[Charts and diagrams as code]
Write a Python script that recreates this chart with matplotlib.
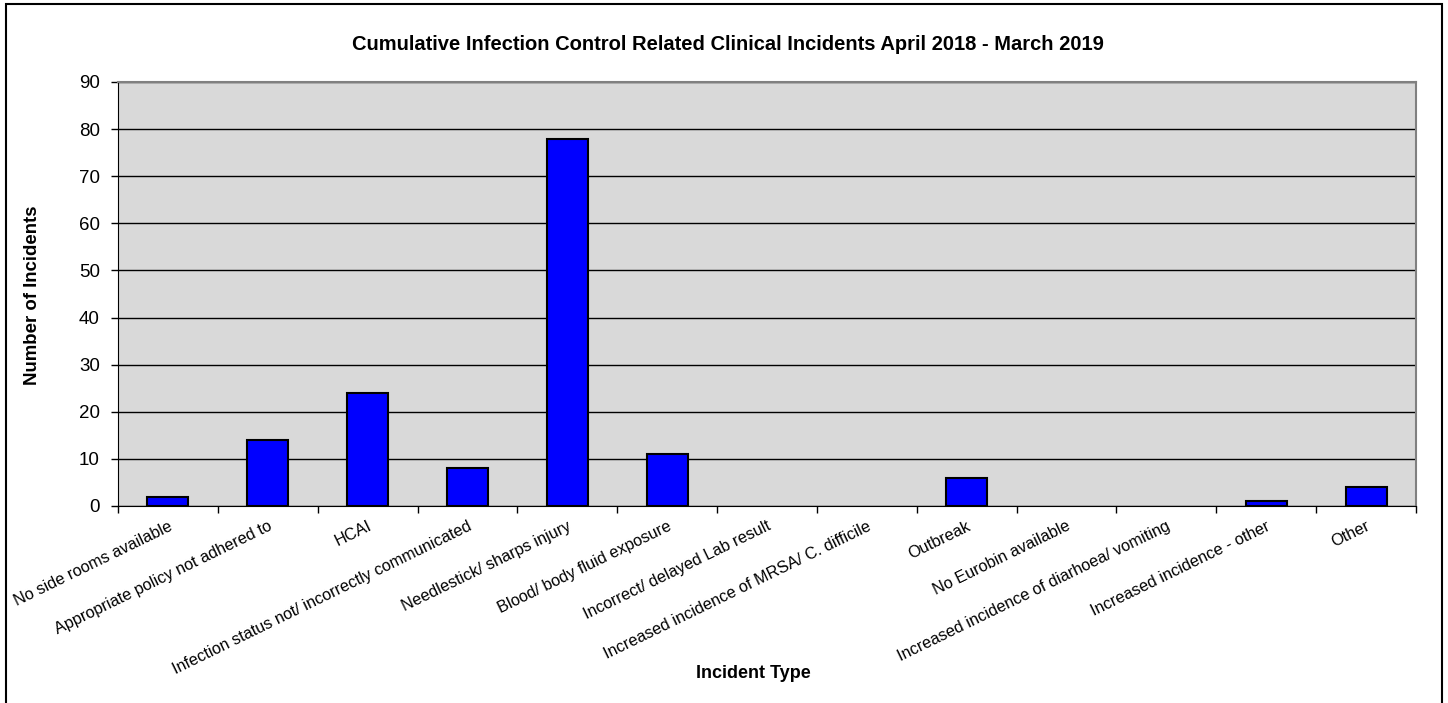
import matplotlib
matplotlib.use("Agg")
import numpy as np
from matplotlib import pyplot as plt
from matplotlib.patches import Rectangle

plt.rcParams['font.family'] = ['Liberation Sans', 'DejaVu Sans']

categories = ['No side rooms available', 'Appropriate policy not adhered to', 'HCAI',
              'Infection status not/ incorrectly communicated', 'Needlestick/ sharps injury',
              'Blood/ body fluid exposure', 'Incorrect/ delayed Lab result',
              'Increased incidence of MRSA/ C. difficile', 'Outbreak', 'No Eurobin available',
              'Increased incidence of diarhoea/ vomiting', 'Increased incidence - other', 'Other']
incidents = [2, 14, 24, 8, 78, 11, 0, 0, 6, 0, 0, 1, 4]
yticks = [0, 10, 20, 30, 40, 50, 60, 70, 80, 90]

fig = plt.figure(figsize=(14.48, 7.03), dpi=100)
ax = fig.add_axes([118 / 1448, 1 - 506 / 703, (1416 - 118) / 1448, (506 - 82) / 703])
ax.set_facecolor('#D9D9D9')

x = np.arange(len(categories))
bars = ax.bar(x, incidents, width=0.41, color='#0000FF', edgecolor='black', linewidth=1.5, zorder=3)
for b, v in zip(bars, incidents):
    if v == 0:
        b.set_visible(False)

ax.set_xlim(-0.5, len(categories) - 0.5)
ax.set_ylim(0, 90)
ax.set_yticks(yticks)
ax.yaxis.grid(True, color='black', linewidth=1, zorder=0)
ax.tick_params(axis='y', direction='out', length=5, width=1, labelsize=13.5, pad=8)

# ticks at category boundaries, labels at centres
ax.set_xticks(np.arange(len(categories) + 1) - 0.5)
ax.set_xticklabels([])
ax.tick_params(axis='x', direction='out', length=5, width=1)
for i, lab in enumerate(categories):
    ax.annotate(lab, xy=(i, 0), xycoords=('data', 'axes fraction'), xytext=(0, -9),
                textcoords='offset points', rotation=26, rotation_mode='anchor',
                ha='right', va='top', fontsize=11.7)

ax.spines['left'].set_color('black')
ax.spines['bottom'].set_color('black')
ax.spines['top'].set_color('#808080')
ax.spines['right'].set_color('#808080')
ax.spines['top'].set_linewidth(1.5)
ax.spines['right'].set_linewidth(1.5)

fig.text(728 / 1448, 1 - 45 / 703, 'Cumulative Infection Control Related Clinical Incidents April 2018 - March 2019',
         ha='center', va='center', fontsize=14.5, fontweight='bold')
fig.text(33 / 1448, 1 - 295 / 703, 'Number of Incidents', rotation=90, ha='center', va='center',
         fontsize=13.4, fontweight='bold')
fig.text(753 / 1448, 1 - 673 / 703, 'Incident Type', ha='center', va='center',
         fontsize=13, fontweight='bold')

# outer chart frame
fig.patches.append(Rectangle((6 / 1448, -0.05), (1442 - 6) / 1448, 1.05 - 4 / 703,
                             transform=fig.transFigure, fill=False, edgecolor='black', linewidth=1.5))

fig.savefig('out.png', dpi=100)
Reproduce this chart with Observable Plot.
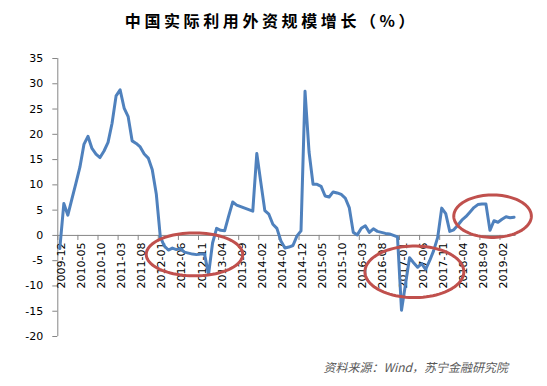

• **Direction**
Each record should be quoted exactly, with the images omitted.

• **Solution for this exercise**
Write a Python script that recreates this chart with matplotlib.
import matplotlib
matplotlib.use("Agg")
import numpy as np
from matplotlib import pyplot as plt
from matplotlib.patches import Rectangle

plt.rcParams['font.family'] = ['Liberation Sans', 'DejaVu Sans']

categories = ['No side rooms available', 'Appropriate policy not adhered to', 'HCAI',
              'Infection status not/ incorrectly communicated', 'Needlestick/ sharps injury',
              'Blood/ body fluid exposure', 'Incorrect/ delayed Lab result',
              'Increased incidence of MRSA/ C. difficile', 'Outbreak', 'No Eurobin available',
              'Increased incidence of diarhoea/ vomiting', 'Increased incidence - other', 'Other']
incidents = [2, 14, 24, 8, 78, 11, 0, 0, 6, 0, 0, 1, 4]
yticks = [0, 10, 20, 30, 40, 50, 60, 70, 80, 90]

fig = plt.figure(figsize=(14.48, 7.03), dpi=100)
ax = fig.add_axes([118 / 1448, 1 - 506 / 703, (1416 - 118) / 1448, (506 - 82) / 703])
ax.set_facecolor('#D9D9D9')

x = np.arange(len(categories))
bars = ax.bar(x, incidents, width=0.41, color='#0000FF', edgecolor='black', linewidth=1.5, zorder=3)
for b, v in zip(bars, incidents):
    if v == 0:
        b.set_visible(False)

ax.set_xlim(-0.5, len(categories) - 0.5)
ax.set_ylim(0, 90)
ax.set_yticks(yticks)
ax.yaxis.grid(True, color='black', linewidth=1, zorder=0)
ax.tick_params(axis='y', direction='out', length=5, width=1, labelsize=13.5, pad=8)

# ticks at category boundaries, labels at centres
ax.set_xticks(np.arange(len(categories) + 1) - 0.5)
ax.set_xticklabels([])
ax.tick_params(axis='x', direction='out', length=5, width=1)
for i, lab in enumerate(categories):
    ax.annotate(lab, xy=(i, 0), xycoords=('data', 'axes fraction'), xytext=(0, -9),
                textcoords='offset points', rotation=26, rotation_mode='anchor',
                ha='right', va='top', fontsize=11.7)

ax.spines['left'].set_color('black')
ax.spines['bottom'].set_color('black')
ax.spines['top'].set_color('#808080')
ax.spines['right'].set_color('#808080')
ax.spines['top'].set_linewidth(1.5)
ax.spines['right'].set_linewidth(1.5)

fig.text(728 / 1448, 1 - 45 / 703, 'Cumulative Infection Control Related Clinical Incidents April 2018 - March 2019',
         ha='center', va='center', fontsize=14.5, fontweight='bold')
fig.text(33 / 1448, 1 - 295 / 703, 'Number of Incidents', rotation=90, ha='center', va='center',
         fontsize=13.4, fontweight='bold')
fig.text(753 / 1448, 1 - 673 / 703, 'Incident Type', ha='center', va='center',
         fontsize=13, fontweight='bold')

# outer chart frame
fig.patches.append(Rectangle((6 / 1448, -0.05), (1442 - 6) / 1448, 1.05 - 4 / 703,
                             transform=fig.transFigure, fill=False, edgecolor='black', linewidth=1.5))

fig.savefig('out.png', dpi=100)
Reproduce this chart with Observable Plot.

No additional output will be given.